Red Grooms

1937 -

American (Nashville, Tennessee -)

Red Grooms is an American multimedia artist best known for his colorful pop-art constructions depicting frenetic scenes of modern urban life. He brings an unusual ability to see beyond the surface of his artwork. Best known for his life sized environmental installations of stores, subways, and city scenes, he inhabits these constructions with offbeat, spirited, easily identifiable characters who strike a humorous chord for viewers. Grooms’ work is exhibited widely in the United States, Europe, and Japan. During the late 1950s and early 1960s, Grooms made a number of “Happenings.” The best known was “The Burning Building,” staged at his studio (dubbed “The Delancey Street Museum” for the occasion) at 148 Delancey Street in New York’s Lower East Side between December 4 and 11, 1959. Shortly thereafter, Grooms invented “sculpto-pictoramas,” large-scale environmental works for which he is best known. These vibrant three-dimensional constructions melded painting and sculpture, to create immersive works of art that invited interaction from the viewer.
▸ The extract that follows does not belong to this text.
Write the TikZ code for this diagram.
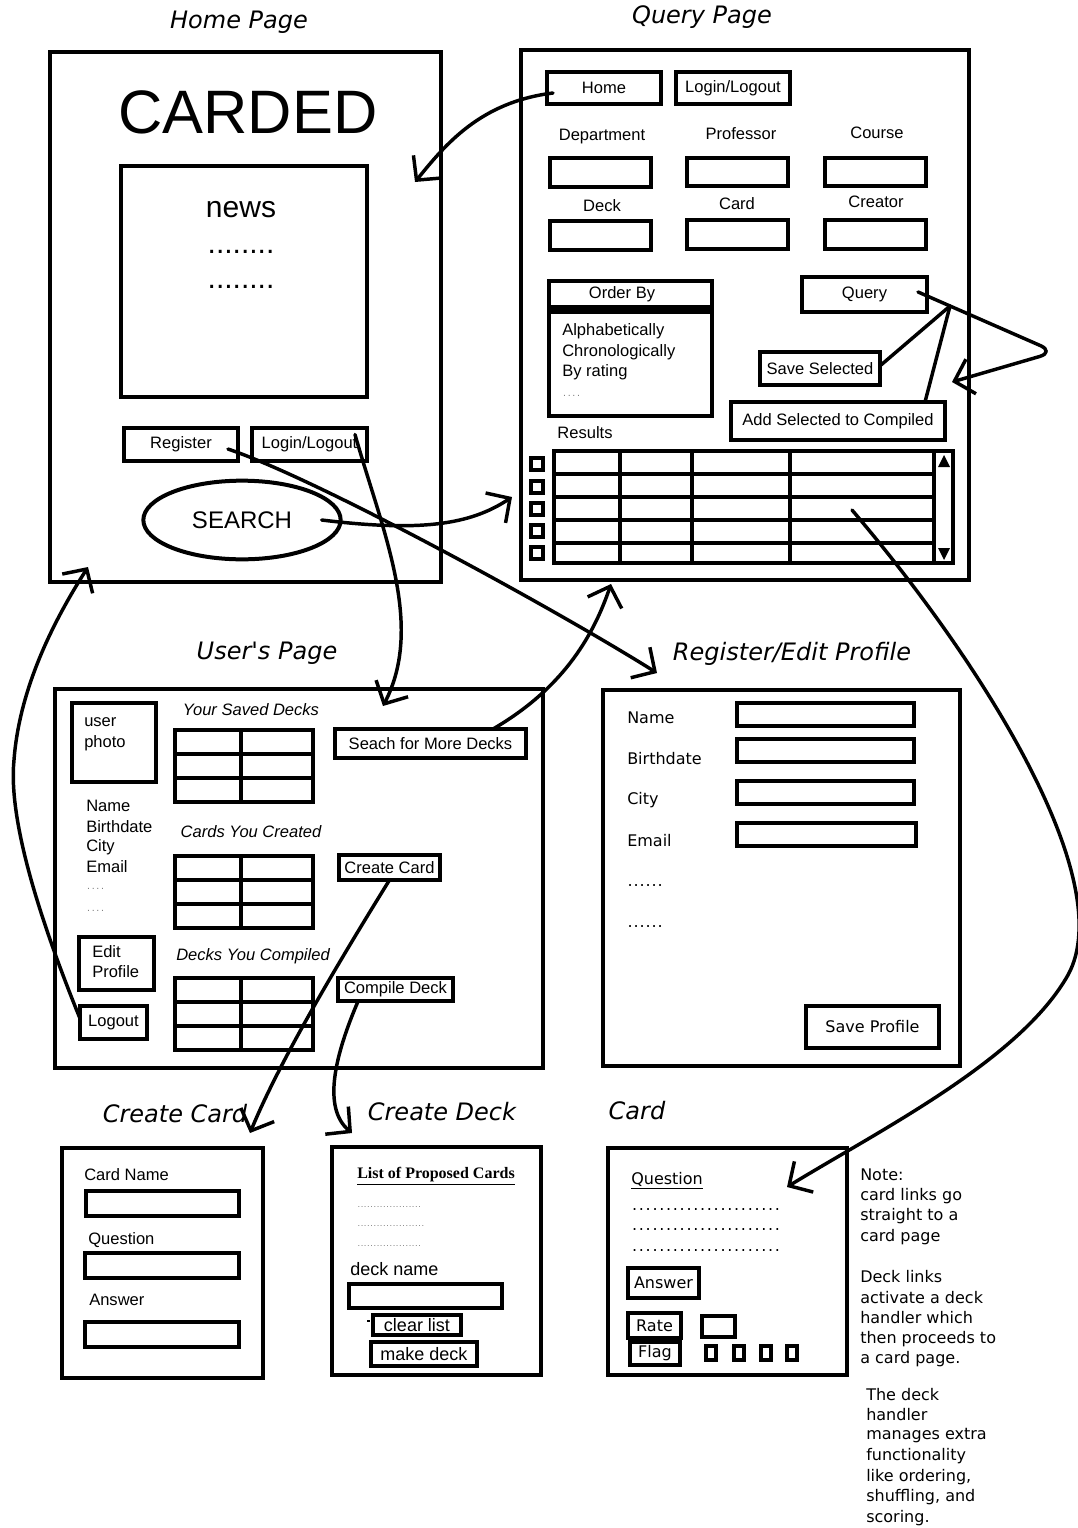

Grooms’s two most notable installations—The City of Chicago (1967) and Ruckus Manhattan (1975)—were enormously popular with the public. Besides painting and sculpture, Grooms is also known for his prolific printmaking. His work reveal the practiced hand of a master draftsman who has experimented with an array of printmaking techniques ranging from creating woodblock prints, spray-painted stencils, soft-ground etchings, and elaborate three-dimensional lithograph constructions.